The NGO Integrated Research and Action for Development (Irade) is facilitating the workshop that ends Wednesday.

Minister for Science and Technology Kapil Sibal set the ball rolling by expressing scepticism over the utility of CCS in the combat against climate change, given the current cost of transporting carbon dioxide, storing it in an abandoned mine shaft that has to be capped, and then monitoring for the next 100 years to ensure there is no leakage.

Secretary in the Ministry of Power Anil Razdan also expressed his scepticism, saying that with current technology, the cost of electricity could double from the 6-7 cents per unit for the consumer, and this would be obviously unacceptable.
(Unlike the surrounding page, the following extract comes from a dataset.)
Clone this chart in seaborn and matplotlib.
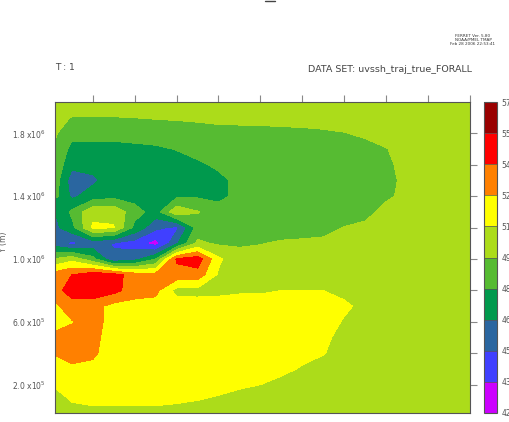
import numpy as np
import matplotlib
matplotlib.use("Agg")
import matplotlib.pyplot as plt
from matplotlib.lines import Line2D
import seaborn as sns

# grid of the field (units of 1e5 m)
x_1e5m = [0, 1, 2, 3, 4, 5, 6, 7, 8, 9, 10, 11, 12, 13, 14, 15, 16, 17, 18, 19, 20]
y_1e5m = [0, 1, 2, 3, 4, 5, 6, 7, 8, 9, 10, 11, 12, 13, 14, 15, 16, 17, 18, 19, 20]

# sea surface height, rows listed from north (y=20) down to south (y=0)
ssh_rows = [
    [50.3, 50.3, 50.3, 50.3, 50.3, 50.3, 50.3, 50.3, 50.3, 50.3, 50.3, 50.3, 50.3, 50.3, 50.3, 50.4, 50.4, 50.4, 50.4, 50.4, 50.4],
    [50.0, 49.45, 49.45, 49.45, 49.5, 49.6, 49.65, 49.7, 49.8, 49.85, 49.9, 49.95, 50.0, 50.05, 50.1, 50.2, 50.3, 50.4, 50.4, 50.4, 50.4],
    [50.0, 48.4, 48.4, 48.4, 48.5, 48.6, 48.8, 49.0, 49.1, 49.1, 49.1, 49.15, 49.2, 49.3, 49.45, 49.7, 50.0, 50.3, 50.4, 50.4, 50.4],
    [49.6, 47.6, 47.6, 47.6, 47.7, 47.8, 48.05, 48.4, 48.7, 48.8, 48.9, 48.9, 49.0, 49.0, 49.05, 49.1, 49.45, 50.0, 50.3, 50.4, 50.4],
    [49.6, 46.9, 47.0, 47.3, 47.3, 47.4, 47.5, 47.8, 48.2, 48.6, 48.8, 48.8, 48.8, 48.85, 48.9, 48.9, 49.2, 50.0, 50.3, 50.3, 50.3],
    [49.6, 45.7, 46.2, 47.3, 47.4, 47.4, 47.4, 47.5, 47.7, 48.3, 48.7, 48.7, 48.7, 48.75, 48.8, 48.9, 49.1, 49.85, 50.2, 50.3, 50.3],
    [49.0, 46.2, 47.2, 47.6, 47.4, 47.3, 47.7, 47.8, 47.7, 48.3, 48.6, 48.6, 48.6, 48.7, 48.8, 49.0, 49.3, 49.8, 50.1, 50.2, 50.2],
    [46.0, 48.3, 50.6, 50.6, 48.6, 47.3, 50.6, 49.6, 48.5, 48.7, 48.7, 48.6, 48.6, 48.7, 48.8, 49.1, 49.9, 50.1, 50.2, 50.2, 50.2],
    [45.8, 47.5, 51.2, 51.1, 47.6, 45.4, 44.6, 48.6, 48.8, 48.9, 48.8, 48.9, 48.9, 49.0, 49.55, 49.8, 50.1, 50.2, 50.2, 50.2, 50.2],
    [45.9, 44.6, 45.5, 44.9, 44.3, 42.8, 46.3, 49.8, 49.3, 49.4, 49.45, 49.65, 49.75, 49.85, 50.0, 50.1, 50.2, 50.2, 50.2, 50.2, 50.2],
    [49.5, 50.5, 48.5, 45.2, 46.0, 48.0, 54.2, 54.8, 51.3, 49.8, 50.0, 50.1, 50.2, 50.2, 50.2, 50.2, 50.2, 50.2, 50.2, 50.2, 50.2],
    [53.0, 54.0, 55.0, 54.6, 53.3, 53.0, 53.5, 53.4, 50.8, 50.3, 50.4, 50.5, 50.5, 50.5, 50.5, 50.4, 50.4, 50.3, 50.3, 50.3, 50.3],
    [53.0, 54.8, 55.1, 54.5, 53.2, 52.9, 50.5, 50.5, 50.6, 50.8, 50.8, 51.0, 51.0, 51.0, 50.7, 50.5, 50.4, 50.3, 50.3, 50.3, 50.3],
    [52.0, 53.2, 53.0, 52.0, 51.9, 51.9, 51.8, 51.7, 51.7, 51.7, 51.7, 51.7, 51.7, 51.6, 51.2, 50.7, 50.4, 50.3, 50.3, 50.3, 50.3],
    [52.0, 52.4, 53.0, 52.0, 51.8, 51.8, 51.8, 51.8, 51.8, 51.8, 51.7, 51.7, 51.7, 51.5, 50.9, 50.5, 50.3, 50.3, 50.3, 50.3, 50.3],
    [52.7, 53.1, 52.8, 52.0, 51.8, 51.8, 51.8, 51.8, 51.8, 51.8, 51.8, 51.8, 51.6, 51.2, 50.7, 50.4, 50.3, 50.3, 50.3, 50.3, 50.3],
    [52.5, 52.9, 52.7, 51.9, 51.7, 51.7, 51.7, 51.7, 51.7, 51.7, 51.7, 51.6, 51.3, 51.05, 50.6, 50.3, 50.3, 50.3, 50.3, 50.3, 50.3],
    [52.0, 52.3, 52.2, 51.8, 51.6, 51.6, 51.6, 51.6, 51.6, 51.6, 51.4, 51.25, 50.9, 50.6, 50.3, 50.3, 50.3, 50.3, 50.3, 50.3, 50.3],
    [51.0, 51.6, 51.6, 51.5, 51.5, 51.5, 51.5, 51.5, 51.4, 51.2, 51.0, 50.7, 50.4, 50.3, 50.3, 50.3, 50.3, 50.3, 50.3, 50.3, 50.3],
    [50.4, 51.05, 51.15, 51.15, 51.15, 51.15, 51.1, 51.0, 50.8, 50.5, 50.4, 50.3, 50.3, 50.3, 50.3, 50.3, 50.3, 50.3, 50.3, 50.3, 50.3],
    [50.3, 50.6, 50.7, 50.7, 50.7, 50.7, 50.6, 50.5, 50.4, 50.3, 50.3, 50.3, 50.3, 50.3, 50.3, 50.3, 50.3, 50.3, 50.3, 50.3, 50.3],
]

levels = [42.0, 43.5, 45.0, 46.5, 48.0, 49.5, 51.0, 52.5, 54.0, 55.5, 57.0]
band_colors = ['#cc00ff', '#4040ff', '#2a66a0', '#00994d', '#56bb32',
               '#acdc1a', '#ffff00', '#ff8000', '#ff0000', '#990000']

y_ticks = [2e5, 4e5, 6e5, 8e5, 1.0e6, 1.2e6, 1.4e6, 1.6e6, 1.8e6]
y_ticklabels = ['2.0 x10$^5$', '', '6.0 x10$^5$', '', '1.0 x10$^6$', '',
                '1.4 x10$^6$', '', '1.8 x10$^6$']
x_ticks = [2e5, 4e5, 6e5, 8e5, 1.0e6, 1.2e6, 1.4e6, 1.6e6, 1.8e6, 2.0e6]
x_ticklabels = ['2.0 x10$^5$', '', '6.0 x10$^5$', '', '1.0 x10$^6$', '',
                '1.4 x10$^6$', '', '1.8 x10$^6$', '']

sns.set_style("white")
plt.rcParams['font.family'] = ['DejaVu Sans']

X, Y = np.meshgrid(np.array(x_1e5m) * 1e5, np.array(y_1e5m) * 1e5)
Z = np.array(ssh_rows)[::-1]

fig = plt.figure(figsize=(5.09, 4.22), dpi=100)
ax = fig.add_axes([55 / 509, 9 / 422, 415 / 509, 311 / 422])
cs = ax.contourf(X, Y, Z, levels=levels, colors=band_colors)
ax.set_xlim(0.02e6, 2.0e6)
ax.set_ylim(0.02e6, 2.0e6)

ax.set_yticks(y_ticks)
ax.set_yticklabels(y_ticklabels)
ax.set_xticks(x_ticks)
ax.set_xticklabels(x_ticklabels)
ax.tick_params(direction='out', length=5, width=0.8, color='#888888',
               labelsize=5.5, labelcolor='#555555', pad=1.5,
               top=True, right=True)
for sp in ax.spines.values():
    sp.set_color('#555555')
    sp.set_linewidth(0.8)

fig.text(4 / 509, 1 - 242 / 422, 'Y (m)', rotation=90, fontsize=5.5,
         color='#555555', ha='center', va='center')

# colour key
cax = fig.add_axes([484 / 509, 9 / 422, 13 / 509, 311 / 422])
cb = fig.colorbar(cs, cax=cax, ticks=levels, drawedges=True)
cb.ax.set_yticklabels([f'{v:.1f}' for v in levels])
cb.ax.tick_params(length=0, labelsize=5.5, labelcolor='#555555', pad=3)
cb.outline.set_edgecolor('#555555')
cb.outline.set_linewidth(0.8)
cb.dividers.set_color('#555555')
cb.dividers.set_linewidth(0.5)

# header texts
fig.text(55 / 509, 1 - 67 / 422, 'T : 1', fontsize=6.5, color='#444444',
         ha='left', va='center')
fig.text(472 / 509, 1 - 69 / 422, 'DATA SET: uvssh_traj_true_FORALL',
         fontsize=6.8, color='#444444', ha='right', va='center')
fig.text(473 / 509, 1 - 36 / 422, 'FERRET Ver. 5.80', fontsize=3,
         color='#333333', ha='center', va='center')
fig.text(473 / 509, 1 - 40 / 422, 'NOAA/PMEL TMAP', fontsize=3,
         color='#333333', ha='center', va='center')
fig.text(473 / 509, 1 - 44 / 422, 'Feb 28 2006 22:53:41', fontsize=3,
         color='#333333', ha='center', va='center')
fig.add_artist(Line2D([265 / 509, 275 / 509], [1 - 0.5 / 422, 1 - 0.5 / 422],
                      color='#444444', linewidth=1.0))

fig.savefig('out.png', dpi=100)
Member of Parliament and former power minister Suresh Prabhu said industrialised countries that had put the current load of carbon dioxide in the air should pay this extra cost.

Britain’s High Commissioner to India Richard Stagg was more optimistic than the Indians at the opening session of the workshop, predicting that CCS would be able to reduce the thermal power plants’ carbon dioxide emissions by 85-90 percent.

India uses about 135,000 MW of electricity, 70 percent of it from fossil fuels. To meet the projected 448,000 MW demand by 2020, mega thermal plants are coming up. Every 1,000 MW of power generated means emission of 7.5 million tonnes of the greenhouse gas carbon dioxide per year.

Stagg wanted India’s new mega power plants to be built in such a way that they would be able to use CCS when the technology developed. IRADe chief Jyoti Parikh also predicted that CCS would become important after 2015.

After all this, Sibal hoped the workshop would go towards development of a CCS technology that would be both “accessible and affordable”.

Carbon dioxide is the major greenhouse gas whose higher concentration in the atmosphere is leading to global warming, which is already responsible for more frequent and more damaging droughts, floods and storms, a significant drop in agricultural output and a rise in the sea level. The tropics and sub-tropics are bearing the brunt of the ill effects.